Nationally, that shift is reflected in recent output trends.

The 2024/2025 summer cropping season saw maize production rebound dramatically, wheat yields reach record highs, and tobacco volumes approach historic peaks.

Analysts credit a combination of improved rainfall, expanded hectarage and adoption of productivity-enhancing practices.

“Commercial agriculture in Zimbabwe was built over decades, with strong institutional support,” said agricultural economist Dr Blessing Moyo.

“What we are seeing now is a newer group of farmers building capacity within a much shorter timeframe, often under more constrained conditions.”

Joint ventures, he added, are transitional — a bridge that allows farmers to move from access to independence.
Mr Nkunzani appears to have crossed that bridge.

His operations are structured, his investments deliberate, and his risks calculated.

The farm now supports livelihoods beyond his own, producing output, creating jobs and transferring knowledge.

As Zimbabwe approaches Independence Day, the story unfolding here offers a grounded interpretation of independence in practice: not just ownership, but productivity.

Not just a moment, but a process.

“It takes time.

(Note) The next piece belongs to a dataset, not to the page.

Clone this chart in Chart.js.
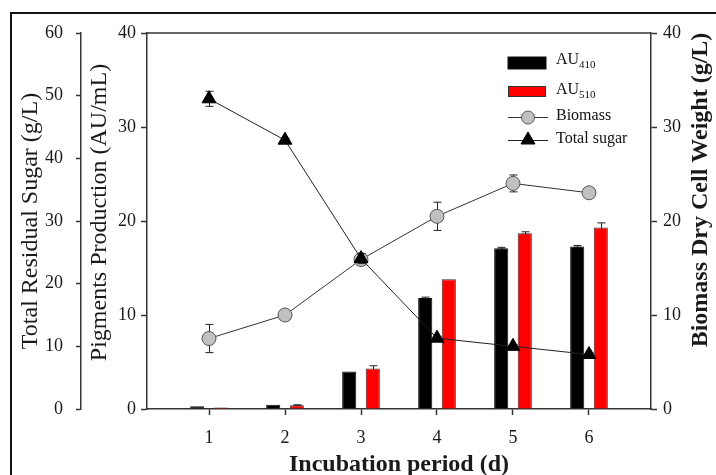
<!DOCTYPE html>
<html><head><meta charset="utf-8">
<script src="https://cdn.jsdelivr.net/npm/chart.js@4.4.0/dist/chart.umd.min.js"></script>
<style>
html,body{margin:0;padding:0;background:#fff;overflow:hidden;width:716px;height:475px;}
#wrap{position:relative;width:716px;height:475px;overflow:hidden;}
#frame{position:absolute;left:10px;top:12px;width:800px;height:600px;border:2px solid #111;box-sizing:border-box;}
canvas{position:absolute;left:0;top:0;}
#legend{position:absolute;left:0;top:0;width:716px;height:475px;font-family:'Liberation Serif',serif;font-size:16px;color:#111;pointer-events:none;}
#legend svg{position:absolute;left:0;top:0;}
.lt{position:absolute;line-height:16px;white-space:nowrap;}
.lt sub{font-size:11px;line-height:0;vertical-align:-4px;}
</style></head>
<body><div id="wrap"><div id="frame"></div><canvas id="c" width="716" height="475"></canvas><div id="legend"></div></div>
<script>
// ---- data ----
const days = [1, 2, 3, 4, 5, 6];
const au410 = [0.3, 0.45, 4.0, 11.8, 17.1, 17.3];
const au410Err = [0, 0, 0, 0.1, 0.1, 0.1];
const au510 = [0.15, 0.4, 4.3, 13.8, 18.7, 19.3];
const au510Err = [0, 0.05, 0.3, 0, 0.15, 0.5];
const biomass = [7.5, 10.0, 15.9, 20.5, 24.0, 23.0];
const biomassErr = [1.5, 0.2, 0.6, 1.5, 0.9, 0.3];
const sugar = [49.5, 42.9, 24.0, 11.3, 10.0, 8.7];
const sugarErr = [1.2, 0.3, 0.8, 0.3, 0.3, 0.3];
const sugarTicks = [0, 10, 20, 30, 40, 50, 60];
const pigmentTicks = [0, 10, 20, 30, 40];
const biomassTicks = [0, 10, 20, 30, 40];
const legendNames = [['AU', '410'], ['AU', '510'], ['Biomass', ''], ['Total sugar', '']];
const axisTitles = {
  x: 'Incubation period (d)',
  sugar: 'Total Residual Sugar (g/L)',
  pigment: 'Pigments Production (AU/mL)',
  biomass: 'Biomass Dry Cell Weight (g/L)'
};

const FONT = "'Liberation Serif', serif";
const AX = '#333';
const TXT = '#1a1a1a';
const pts = arr => days.map((d, i) => ({x: d, y: arr[i]}));

const errorBars = {
  id: 'errorBars',
  beforeDatasetDraw(chart, args) {
    const meta = args.meta;
    const ds = chart.data.datasets[args.index];
    if (!ds.errors) return;
    const ys = chart.scales[meta.yAxisID];
    const ctx = chart.ctx;
    ctx.save();
    ctx.strokeStyle = '#222';
    ctx.lineWidth = 1;
    meta.data.forEach((el, i) => {
      const e = ds.errors[i];
      if (!e) return;
      const v = ds.data[i].y;
      const x = Math.round(el.x) + 0.5;
      const y1 = ys.getPixelForValue(v + e);
      const y2 = ys.getPixelForValue(v - e);
      ctx.beginPath();
      ctx.moveTo(x, y1); ctx.lineTo(x, y2);
      ctx.moveTo(x - 4, y1); ctx.lineTo(x + 4, y1);
      ctx.moveTo(x - 4, y2); ctx.lineTo(x + 4, y2);
      ctx.stroke();
    });
    ctx.restore();
  }
};

function vTitle(ctx, text, x, y, font) {
  ctx.save();
  ctx.translate(x, y);
  ctx.rotate(-Math.PI / 2);
  ctx.font = font;
  ctx.fillStyle = TXT;
  ctx.textAlign = 'center';
  ctx.textBaseline = 'middle';
  ctx.fillText(text, 0, 0);
  ctx.restore();
}

const frameAndTitle = {
  id: 'frameAndTitle',
  afterDraw(chart) {
    const ctx = chart.ctx;
    const a = chart.chartArea;
    ctx.save();
    ctx.strokeStyle = AX;
    ctx.lineWidth = 1.5;
    ctx.beginPath();
    ctx.moveTo(a.left, a.top); ctx.lineTo(a.right, a.top);
    ctx.stroke();
    ctx.restore();
    const sy = chart.scales.y, sb = chart.scales.yBio;
    vTitle(ctx, axisTitles.pigment, sy.left + 18.5, (sy.top + sy.bottom) / 2 - 8.5, "24px " + FONT);
    vTitle(ctx, axisTitles.biomass, sb.left + 49.5, (sb.top + sb.bottom) / 2 - 31, "bold 24px " + FONT);
  }
};

const tickFont = {family: FONT, size: 18};
const titleFont = {family: FONT, size: 24, weight: 'normal', lineHeight: 1};

new Chart(document.getElementById('c'), {
  type: 'bar',
  data: {
    datasets: [
      {type: 'bar', label: 'AU410', data: pts(au410), errors: au410Err, yAxisID: 'y', xAxisID: 'x',
       backgroundColor: '#000', borderColor: '#111', borderWidth: 1, order: 2,
       categoryPercentage: 0.62, barPercentage: 0.6},
      {type: 'bar', label: 'AU510', data: pts(au510), errors: au510Err, yAxisID: 'y', xAxisID: 'x',
       backgroundColor: '#ff0000', borderColor: '#333', borderWidth: 1, order: 2,
       categoryPercentage: 0.62, barPercentage: 0.6},
      {type: 'line', label: 'Biomass', data: pts(biomass), errors: biomassErr, yAxisID: 'yBio', xAxisID: 'x',
       borderColor: '#333', borderWidth: 1, pointStyle: 'circle', pointRadius: 7,
       pointBackgroundColor: '#c0c0c0', pointBorderColor: '#555', pointBorderWidth: 1, order: 1, tension: 0},
      {type: 'line', label: 'Total sugar', data: pts(sugar), errors: sugarErr, yAxisID: 'ySugar', xAxisID: 'x',
       borderColor: '#222', borderWidth: 1, pointStyle: 'triangle', pointRadius: 8,
       pointBackgroundColor: '#000', pointBorderColor: '#000', pointBorderWidth: 1, order: 0, tension: 0}
    ]
  },
  options: {
    responsive: false,
    animation: false,
    devicePixelRatio: 1,
    layout: {padding: {top: 33, left: 0, right: 0, bottom: 0}},
    plugins: {legend: {display: false}, tooltip: {enabled: false}},
    scales: {
      x: {
        type: 'linear', position: 'bottom', min: 0.184, max: 6.816, offset: false,
        afterBuildTicks: s => { s.ticks = days.map(v => ({value: v})); },
        afterFit: s => { s.height = 66; },
        grid: {display: true, drawOnChartArea: false, drawTicks: true, tickLength: 6, color: AX, tickWidth: 1.5, offset: false},
        border: {display: true, color: AX, width: 1.5},
        ticks: {font: tickFont, color: TXT, padding: 12, maxRotation: 0, autoSkip: false},
        title: {display: true, text: axisTitles.x, font: {family: FONT, size: 24, weight: 'bold', lineHeight: 1}, color: TXT, padding: {top: 0, bottom: -2}}
      },
      ySugar: {
        type: 'linear', position: 'left', min: 0, max: 60, weight: 1,
        afterBuildTicks: s => { s.ticks = sugarTicks.map(v => ({value: v})); },
        afterFit: s => { s.width = 81; },
        grid: {drawOnChartArea: false, drawTicks: true, tickLength: 5, color: AX, tickWidth: 1.5},
        border: {display: true, color: AX, width: 1.5},
        ticks: {font: tickFont, color: TXT, padding: 13},
        title: {display: true, text: axisTitles.sugar, font: titleFont, color: TXT, padding: {top: 18.5, bottom: 0}}
      },
      y: {
        type: 'linear', position: 'left', min: 0, max: 40, weight: 0,
        afterBuildTicks: s => { s.ticks = pigmentTicks.map(v => ({value: v})); },
        afterFit: s => { s.width = 66; },
        grid: {drawOnChartArea: false, drawTicks: true, tickLength: 6, color: AX, tickWidth: 1.5},
        border: {display: true, color: AX, width: 1.5},
        ticks: {font: tickFont, color: TXT, padding: 5},
        title: {display: false}
      },
      yBio: {
        type: 'linear', position: 'right', min: 0, max: 40,
        afterBuildTicks: s => { s.ticks = biomassTicks.map(v => ({value: v})); },
        afterFit: s => { s.width = 65; },
        grid: {drawOnChartArea: false, drawTicks: true, tickLength: 6, color: AX, tickWidth: 1.5},
        border: {display: true, color: AX, width: 1.5},
        ticks: {font: tickFont, color: TXT, padding: 6},
        title: {display: false}
      }
    }
  },
  plugins: [errorBars, frameAndTitle]
});

// ---- legend (HTML, for subscripts) ----
(function () {
  const lg = document.getElementById('legend');
  const tops = [51, 81, 107, 130];
  let html = '<svg width="716" height="475" xmlns="http://www.w3.org/2000/svg">' +
    '<rect x="508" y="57" width="38" height="12" fill="#000" stroke="#111" stroke-width="1"/>' +
    '<rect x="508.5" y="86.5" width="37" height="10" fill="#ff0000" stroke="#333" stroke-width="1"/>' +
    '<line x1="508" y1="117.5" x2="548" y2="117.5" stroke="#333" stroke-width="1"/>' +
    '<circle cx="528" cy="117.5" r="6.5" fill="#c0c0c0" stroke="#555" stroke-width="1"/>' +
    '<line x1="508" y1="140.5" x2="548" y2="140.5" stroke="#222" stroke-width="1"/>' +
    '<polygon points="528,132 535,144 521,144" fill="#000" stroke="#000" stroke-width="1"/>' +
    '</svg>';
  legendNames.forEach((n, i) => {
    html += '<div class="lt" style="left:556px;top:' + tops[i] + 'px">' + n[0] + (n[1] ? '<sub>' + n[1] + '</sub>' : '') + '</div>';
  });
  lg.innerHTML = html;
})();
</script>
</body></html>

You have to learn, adapt, and keep improving,” Mr Nkunzani said.

As the day advances, trucks carry produce out of the fields while irrigation systems continue their steady work — feeding into the next cycle, the next season, the next decision.

Across Zimbabwe, thousands of similar journeys are underway.

Some are still at the beginning; others, like Mr Nkunzani’s, are transitioning towards independence — not as a slogan, but as a lived reality.

The transformation is uneven, ongoing and at times fragile.
But it is also real.

And in farms like this one, it is measurable — in yields, in jobs, in knowledge and in the quiet confidence of a farmer who now stands not just as a beneficiary of land, but as a producer in full control of it.

Independence is no longer something marked on a calendar.
It is something being built — season by season, decision by decision — in fields like these.